A 94-year-old retired teacher who relied on the pension she received for decades logged into her bank account one day to find her monthly check hadn’t been deposited — all because a state agency thought she passed away.
Gloria Wilson spent more than 40 years working for the Los Angeles Unified School District. After retiring, she moved to Texas, but said she never missed a payment from the California State Teachers’ Retirement System (CalSTRS) until the beginning of this year.

“It was scary. I was upset,” Wilson told KABC.
The family learned why soon after the payments ended. CalSTRS sent them a letter on Jan. 2 saying they “received notification” that Wilson “may be deceased.”
“We got a letter, and it said termination of benefits due to her being dead,” Wilson’s daughter, Melva Williams, said.
“I was really upset. It disturbed me, and I couldn’t imagine anybody saying that I was deceased when I wasn’t deceased,” said Wilson.
Williams said they’ve already followed up with CalSTRS officials to restore her mother’s pension. The agency requested that Wilson and her primary care physician sign a letter proving she was alive, which the family sent twice.
Wilson said the missing payments have already caused her financial strain.
“It was terrible because part of my monthly bills are taken out of my check because it goes directly to my bank, and so I was really upset about it because you wouldn’t want anything to be turned off,” Wilson said.
The family later got an explanation during a phone call and were surprised to learn why the state declared Wilson deceased.
“The way he put it was any one of the retirees that had moved out of state and they not have a California prefix… was running into trouble because of the new computer system that they had set up in October, I think,” Williams explained. “The basic thing is that just like my mother, they were declared dead or ineligible now or something of that nature. And I’m like, what?
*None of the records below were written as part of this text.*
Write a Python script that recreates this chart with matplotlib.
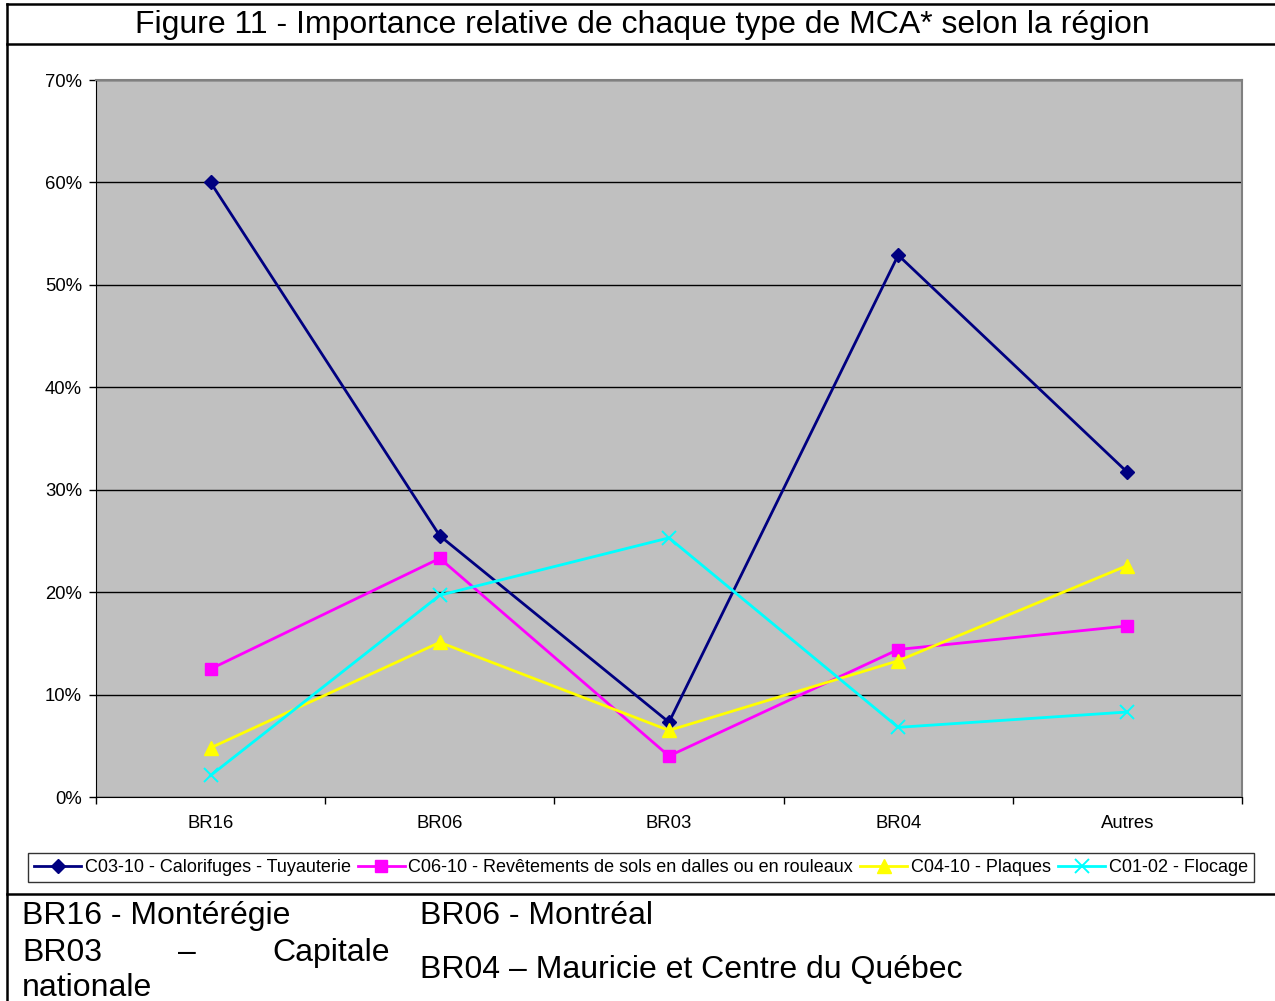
import matplotlib.pyplot as plt
from matplotlib.lines import Line2D
from matplotlib.ticker import PercentFormatter

plt.rcParams['font.family'] = ['Liberation Sans', 'DejaVu Sans']

regions = ['BR16', 'BR06', 'BR03', 'BR04', 'Autres']
calorifuges = [0.600, 0.255, 0.073, 0.529, 0.317]
revetements = [0.125, 0.233, 0.040, 0.144, 0.167]
plaques = [0.048, 0.151, 0.065, 0.133, 0.226]
flocage = [0.021, 0.197, 0.253, 0.068, 0.083]

series_names = ['C03-10 - Calorifuges - Tuyauterie',
                'C06-10 - Revêtements de sols en dalles ou en rouleaux',
                'C04-10 - Plaques',
                'C01-02 - Flocage']

W, H = 1275, 1001
fig = plt.figure(figsize=(W / 100, H / 100), dpi=100)

# plot area in pixels: x 96..1242, y 80..797
ax = fig.add_axes([96 / W, 1 - 797 / H, (1242 - 96) / W, (797 - 80) / H])
ax.set_facecolor('#C0C0C0')

x = list(range(len(regions)))
ax.plot(x, calorifuges, color='#000080', lw=2, marker='D', ms=7.5, label=series_names[0], zorder=3)
ax.plot(x, revetements, color='#FF00FF', lw=2, marker='s', ms=9, label=series_names[1], zorder=3)
ax.plot(x, plaques, color='#FFFF00', lw=2, marker='^', ms=10, label=series_names[2], zorder=3)
ax.plot(x, flocage, color='#00FFFF', lw=2, marker='x', ms=10, mew=1.4, label=series_names[3], zorder=3)

ax.set_xlim(-0.5, len(regions) - 0.5)
ax.set_ylim(0, 0.70)
ax.set_yticks([i / 10 for i in range(8)])
ax.yaxis.set_major_formatter(PercentFormatter(1.0, decimals=0))
ax.yaxis.grid(True, color='black', lw=1)
ax.set_axisbelow(True)

ax.set_xticks(x)
ax.set_xticklabels(regions)
ax.set_xticks([i - 0.5 for i in range(len(regions) + 1)], minor=True)
ax.tick_params(axis='x', which='major', length=0, pad=13, labelsize=13.3)
ax.tick_params(axis='x', which='minor', length=5, width=1, direction='out')
ax.tick_params(axis='y', length=5, width=1, labelsize=13.3, pad=5)

for s in ['top', 'right']:
    ax.spines[s].set_color('#808080')
    ax.spines[s].set_linewidth(1.5)
ax.spines['left'].set_color('black')
ax.spines['bottom'].set_color('black')

leg = fig.legend(loc='center', bbox_to_anchor=(641 / W, 1 - 867.5 / H), ncol=4,
                 fontsize=13, frameon=True, fancybox=False, edgecolor='black',
                 handlelength=2.6, handletextpad=0.2, columnspacing=0.4,
                 borderpad=0.35, borderaxespad=0)
leg.get_frame().set_linewidth(1)

# title and frame
fig.text(642 / W, 1 - 25 / H, 'Figure 11 - Importance relative de chaque type de MCA* selon la région',
         ha='center', va='center', fontsize=23)
for yy in [4, 44, 894]:
    fig.add_artist(Line2D([7 / W, 1], [1 - yy / H, 1 - yy / H], color='black', lw=1.8,
                          transform=fig.transFigure))
fig.add_artist(Line2D([7 / W, 7 / W], [0, 1 - 4 / H], color='black', lw=1.8,
                      transform=fig.transFigure))

# legend of regions below
fs = 23
fig.text(22 / W, 1 - 916 / H, 'BR16 - Montérégie', ha='left', va='center', fontsize=fs)
fig.text(420 / W, 1 - 916 / H, 'BR06 - Montréal', ha='left', va='center', fontsize=fs)
fig.text(22 / W, 1 - 953 / H, 'BR03', ha='left', va='center', fontsize=fs)
fig.text(187 / W, 1 - 953 / H, '–', ha='center', va='center', fontsize=fs)
fig.text(390 / W, 1 - 953 / H, 'Capitale', ha='right', va='center', fontsize=fs)
fig.text(22 / W, 1 - 988 / H, 'nationale', ha='left', va='center', fontsize=fs)
fig.text(420 / W, 1 - 970 / H, 'BR04 – Mauricie et Centre du Québec', ha='left', va='center', fontsize=fs)

fig.savefig('out.png', dpi=100)
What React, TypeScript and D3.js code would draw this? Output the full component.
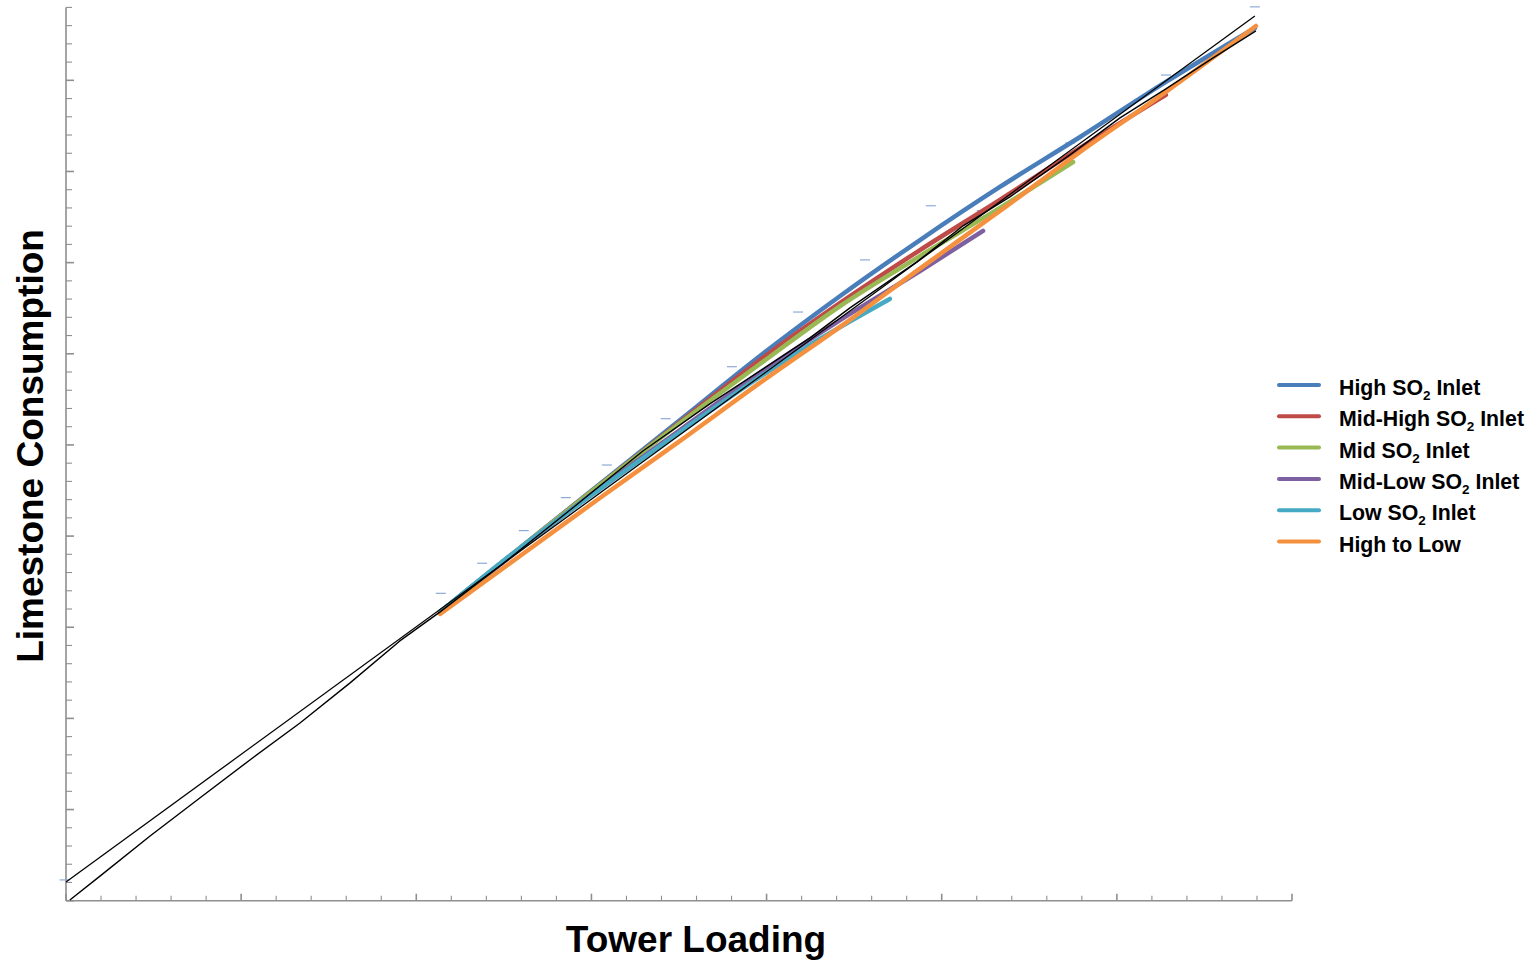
import { useEffect, useRef } from "react";
import * as d3 from "d3";

type Pt = [number, number];

// axis extents (tower loading / limestone consumption, unlabelled units)
const X_MAX = 35;
const Y_MAX = 49;

// series, [tower loading, limestone consumption]
const highSO2: Pt[] = [
  [10.68, 15.84], [12.96, 19.35], [15.24, 22.86], [17.53, 26.37], [19.81, 29.88],
  [22.1, 33.17], [24.38, 36.24], [26.66, 39.15], [28.95, 41.89], [31.4, 44.91], [33.94, 47.87],
];
const midHighSO2: Pt[] = [
  [10.68, 15.84], [12.96, 19.35], [15.24, 22.8], [17.53, 26.26], [19.81, 29.66],
  [22.1, 32.79], [24.38, 35.69], [26.66, 38.44], [28.95, 41.29], [31.4, 44.2],
];
const midSO2: Pt[] = [
  [10.68, 15.84], [12.96, 19.35], [15.24, 22.8], [17.53, 26.2], [19.81, 29.44],
  [22.1, 32.62], [24.38, 35.36], [26.66, 38.0], [28.75, 40.52],
];
const midLowSO2: Pt[] = [
  [10.68, 15.84], [12.96, 19.29], [15.24, 22.64], [17.53, 25.82], [19.81, 28.95],
  [22.1, 31.85], [24.38, 34.54], [26.18, 36.74],
];
const lowSO2: Pt[] = [
  [10.68, 15.84], [12.96, 19.35], [15.24, 22.58], [17.53, 25.71], [19.81, 28.73],
  [21.52, 30.81], [23.52, 33.01],
];
const highToLow: Pt[] = [
  [10.68, 15.73], [12.96, 18.91], [15.24, 22.09], [17.53, 25.22], [19.81, 28.4],
  [22.38, 31.86], [24.29, 34.55], [26.66, 37.83], [28.95, 41.07], [31.4, 44.37], [33.97, 47.98],
];

// black fits
const linearFit: Pt[] = [
  [0, 1.03], [33.94, 48.53],
];
const roughFit: Pt[] = [
  [0.11, 0.04], [0.97, 1.35], [2.4, 3.55], [3.82, 5.63], [5.25, 7.72], [6.68, 9.75],
  [8.11, 11.95], [9.53, 14.25], [10.68, 15.84], [12.39, 18.36], [14.39, 21.43],
  [16.47, 24.67], [18.38, 27.25], [19.9, 29.17], [21.24, 30.87], [22.38, 32.52],
  [24.29, 35.04], [25.61, 37.02], [26.95, 38.61], [28.66, 40.91], [30.09, 42.94],
  [31.4, 44.53], [32.66, 46.12], [33.97, 47.71],
];

// short blue dash markers
const dashMarks: Pt[] = [
  [-0.04, 1.14], [10.7, 16.86], [11.88, 18.51], [13.07, 20.3], [14.27, 22.11],
  [15.44, 23.9], [17.12, 26.44], [19.01, 29.29], [20.9, 32.29], [22.81, 35.15],
  [24.69, 38.12], [26.14, 37.85], [28.66, 41.56], [31.4, 45.29], [33.94, 49.03],
];

const seriesNames: string[][] = [
  ["High SO", "2", " Inlet"],
  ["Mid-High SO", "2", " Inlet"],
  ["Mid SO", "2", " Inlet"],
  ["Mid-Low SO", "2", " Inlet"],
  ["Low SO", "2", " Inlet"],
  ["High to Low", "", ""],
];
const seriesColors = ["#4a7ebb", "#be4b48", "#98b954", "#7d60a0", "#46aac5", "#f5913e"];
const seriesData = [highSO2, midHighSO2, midSO2, midLowSO2, lowSO2, highToLow];

const FONT = "'Liberation Sans', Arial, Helvetica, sans-serif";

export default function App() {
  const svgRef = useRef<SVGSVGElement>(null);

  useEffect(() => {
    if (!svgRef.current) return;
    const svg = d3.select(svgRef.current);
    svg.selectAll("*").remove();

    const left = 66;
    const right = 1292;
    const top = 7.4;
    const bottom = 900.7;

    const x = d3.scaleLinear().domain([0, X_MAX]).range([left, right]);
    const y = d3.scaleLinear().domain([0, Y_MAX]).range([bottom, top]);

    const axisColor = "#8f8f8f";

    // x axis: ticks inside, longer every 5
    const gx = svg.append("g");
    gx.append("line")
      .attr("x1", left).attr("x2", right)
      .attr("y1", bottom).attr("y2", bottom)
      .attr("stroke", axisColor).attr("stroke-width", 1.6);
    gx.selectAll("line.tick")
      .data(d3.range(0, X_MAX + 1))
      .enter()
      .append("line")
      .attr("class", "tick")
      .attr("x1", (d) => x(d)).attr("x2", (d) => x(d))
      .attr("y1", bottom)
      .attr("y2", (d) => bottom - (d % 5 === 0 ? 7 : 5))
      .attr("stroke", axisColor).attr("stroke-width", (d) => (d % 5 === 0 ? 1.6 : 1.1));

    // y axis
    const gy = svg.append("g");
    gy.append("line")
      .attr("x1", left).attr("x2", left)
      .attr("y1", top).attr("y2", bottom)
      .attr("stroke", axisColor).attr("stroke-width", 1.6);
    gy.selectAll("line.tick")
      .data(d3.range(0, Y_MAX + 1))
      .enter()
      .append("line")
      .attr("class", "tick")
      .attr("x1", left)
      .attr("x2", (d) => left + (d % 5 === 0 ? 8 : 6))
      .attr("y1", (d) => y(d)).attr("y2", (d) => y(d))
      .attr("stroke", axisColor).attr("stroke-width", (d) => (d % 5 === 0 ? 1.6 : 1.1));

    // blue dash markers
    svg.append("g")
      .selectAll("line")
      .data(dashMarks)
      .enter()
      .append("line")
      .attr("x1", (d) => x(d[0]) - 5)
      .attr("x2", (d) => x(d[0]) + 5)
      .attr("y1", (d) => y(d[1]))
      .attr("y2", (d) => y(d[1]))
      .attr("stroke", "#8eaad8")
      .attr("stroke-width", 1.2);

    const smooth = d3
      .line<Pt>()
      .x((d) => x(d[0]))
      .y((d) => y(d[1]))
      .curve(d3.curveMonotoneX);

    const straight = d3
      .line<Pt>()
      .x((d) => x(d[0]))
      .y((d) => y(d[1]));

    // coloured series
    seriesData.forEach((data, i) => {
      svg.append("path")
        .datum(data)
        .attr("fill", "none")
        .attr("stroke", seriesColors[i])
        .attr("stroke-width", 4.5)
        .attr("stroke-linecap", "round")
        .attr("d", smooth);
    });

    // black fit lines
    svg.append("path")
      .datum(linearFit)
      .attr("fill", "none")
      .attr("stroke", "#000")
      .attr("stroke-width", 1.3)
      .attr("d", straight);

    svg.append("path")
      .datum(roughFit)
      .attr("fill", "none")
      .attr("stroke", "#000")
      .attr("stroke-width", 1.4)
      .attr("stroke-linejoin", "round")
      .attr("d", straight);

    // axis titles
    svg.append("text")
      .attr("x", 696)
      .attr("y", 952)
      .attr("text-anchor", "middle")
      .attr("font-family", FONT)
      .attr("font-weight", "bold")
      .attr("font-size", 37)
      .text("Tower Loading");

    svg.append("text")
      .attr("transform", "translate(43,446) rotate(-90)")
      .attr("text-anchor", "middle")
      .attr("font-family", FONT)
      .attr("font-weight", "bold")
      .attr("font-size", 37)
      .text("Limestone Consumption");

    // legend
    const legend = svg.append("g");
    seriesNames.forEach((parts, i) => {
      const ly = 385 + i * 31.3;
      legend.append("line")
        .attr("x1", 1279).attr("x2", 1319)
        .attr("y1", ly).attr("y2", ly)
        .attr("stroke", seriesColors[i])
        .attr("stroke-width", 4)
        .attr("stroke-linecap", "round");
      const t = legend.append("text")
        .attr("x", 1339)
        .attr("y", ly + 10)
        .attr("font-family", FONT)
        .attr("font-weight", "bold")
        .attr("font-size", 21.3);
      t.append("tspan").text(parts[0]);
      if (parts[1]) {
        t.append("tspan")
          .attr("font-size", 13.5)
          .attr("dy", 5)
          .text(parts[1]);
        t.append("tspan").attr("dy", -5).text(parts[2]);
      }
    });
  }, []);

  return (
    <svg
      ref={svgRef}
      width={1535}
      height={961}
      style={{ position: "absolute", left: 0, top: 0, background: "#fff" }}
    />
  );
}
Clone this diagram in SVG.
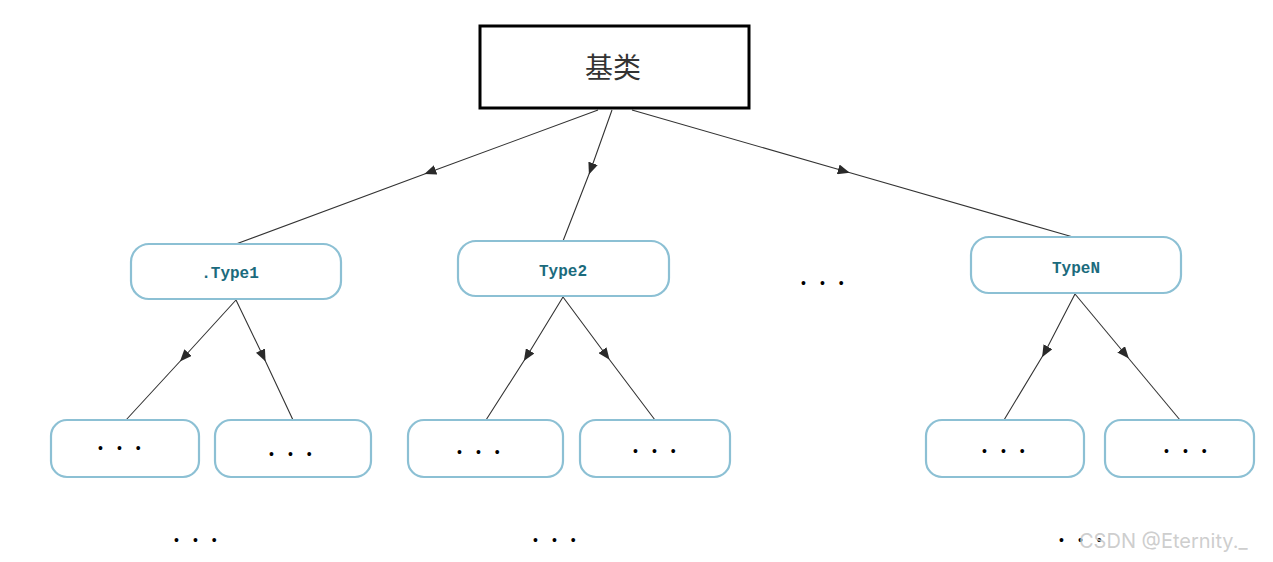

A computer glitch?”
However, a CalSTRS representative denied that any system errors were behind the mix-up.
“We regularly verify benefit payments for security reasons and to avoid fraud, and we’re not aware of any benefit payments that have been stopped incorrectly. If a member does ever have a payment delayed, we work as quickly as possible to reissue the payment,” a spokesperson told KABC in a statement.
The agency said they’ve resolved the situation. Wilson’s family said the agency resumed payments on Jan. 28.